A rainha portuguesa Catarina de Bragança, que se casou com Carlos II no século XVII, foi a influencer que popularizou o chá na corte britânica.
Têm um sentido de humor sarcástico, têm uma dentição que deixa muito a desejar, adoram filas organizadas — mas de entre todos os estereótipos famosos dos britânicos, talvez nenhum seja mais conhecido do que a sua obsessão com o chá. Mas e se lhe dissermos que este amor de longa data dos ingleses se deve a uma monarca portuguesa?
Façamos uma viagem no tempo até ao ano de sua majestade de 1662, quando a Infanta Catarina de Bragança, filha de D. João IV, foi a eleita para casar com o rei britânico Carlos II, tornando-se assim rainha de Inglaterra, Escócia e Irlanda.
Reza a história que, no meio da sua bagagem, Catarina levou vários objetos que compunham o seu dote: dinheiro, especiarias, porcelanas, tesouros e uns saquinhos inofensivos com umas estranhas folhas…
Quando Catarina chegou a Inglaterra, o chá já era era conhecido, mas só era consumido para fins medicinais, sendo o café a bebida social por excelência.

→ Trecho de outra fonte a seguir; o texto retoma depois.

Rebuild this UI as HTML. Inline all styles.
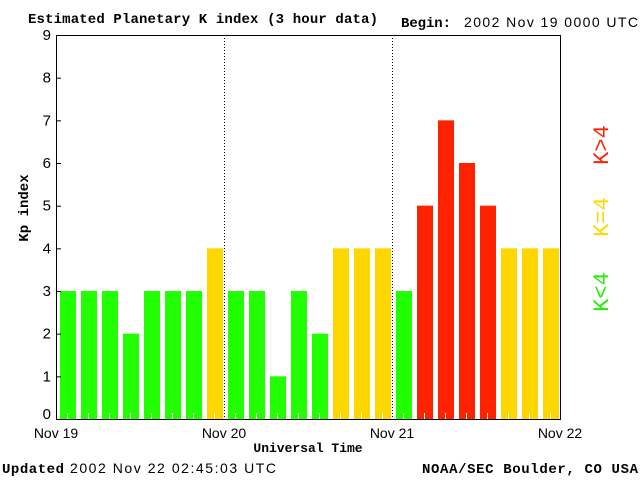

Na altura, Inglaterra também não tinha rotas de comércio diretas com a China, o que fazia disparar o preço do chá e foi um grande entrave à sua popularização.
Portugal, por sua vez, tinha um comércio mais estabelecido com a China através de Macau, sendo uma das principais portas de entrada da Europa para as chávenas e chaleiras de porcelana chinesas.
“Portugal foi uma das rotas pelas quais a porcelana chegou à Europa. Era muito cara e muito bonita, e uma das coisas que tornava atraente beber chá eram todas as coisas bonitas que o acompanhavam, como ter o iPhone mais recente”, explica Markman Ellis, professor de Estudos do Século XVIII e co-autor de Empire of Tea: The Asian Leaf that Conquered the World, à BBC.
Beber chá era um hábito diário da rainha, que manteve esta tradição no seu novo país. Com o passar do tempo, a moda espalhou-se pela corte, que queria imitar os modos refinados da nova rainha. A bebida tornou-se ainda um símbolo de estatuto social devido ao seu preço elevado.
“O chá passou a estar associado à sociabilidade das mulheres da elite em torno da corte real, da qual Catarina era o emblema mais famoso. Quando a rainha faz alguma coisa, todos querem fazer o mesmo, por isso, muito gradualmente, no final do século XVII, a aristocracia começou a beber pequenas quantidades de chá”, afirma Ellis.
O poeta Edmund Waller até mencionou o amor de Catarina pelo chá numa ode que escreveu para assinalar o seu aniversário, pouco depois do casamento:
The best of Queens, and best of herbs, we owe
To that bold nation, which the way did show
To the fair region where the sun doth rise,
Whose rich productions we so justly prize
Traduzido para português, este excerto fica algo parecido com isto: “A melhor das rainhas, a melhor das ervas, nós devemos/ Para aquela nação ousada, que o caminho mostrou/ Para a bela região onde o sol nasce,/ Cujas ricas produções valorizamos com tanta justiça”.
Há até uma lenda que atribui a origem da palavra inglesa tea a Catarina de Bragança, alegando que as caixas onde a Infanta levava o seu dote estavam marcadas como Transporte de Ervas Aromáticas — ou T.E.A.
No entanto, é pouco provável que a aristocrata portuguesa possa ser creditada pelo nome da bebida em inglês — os etimologistas acreditam que a palavra “tea” terá surgido da transliteração de um caracter chinês.
Quem diria que uma tradição tão britânica ia ter um dedo português?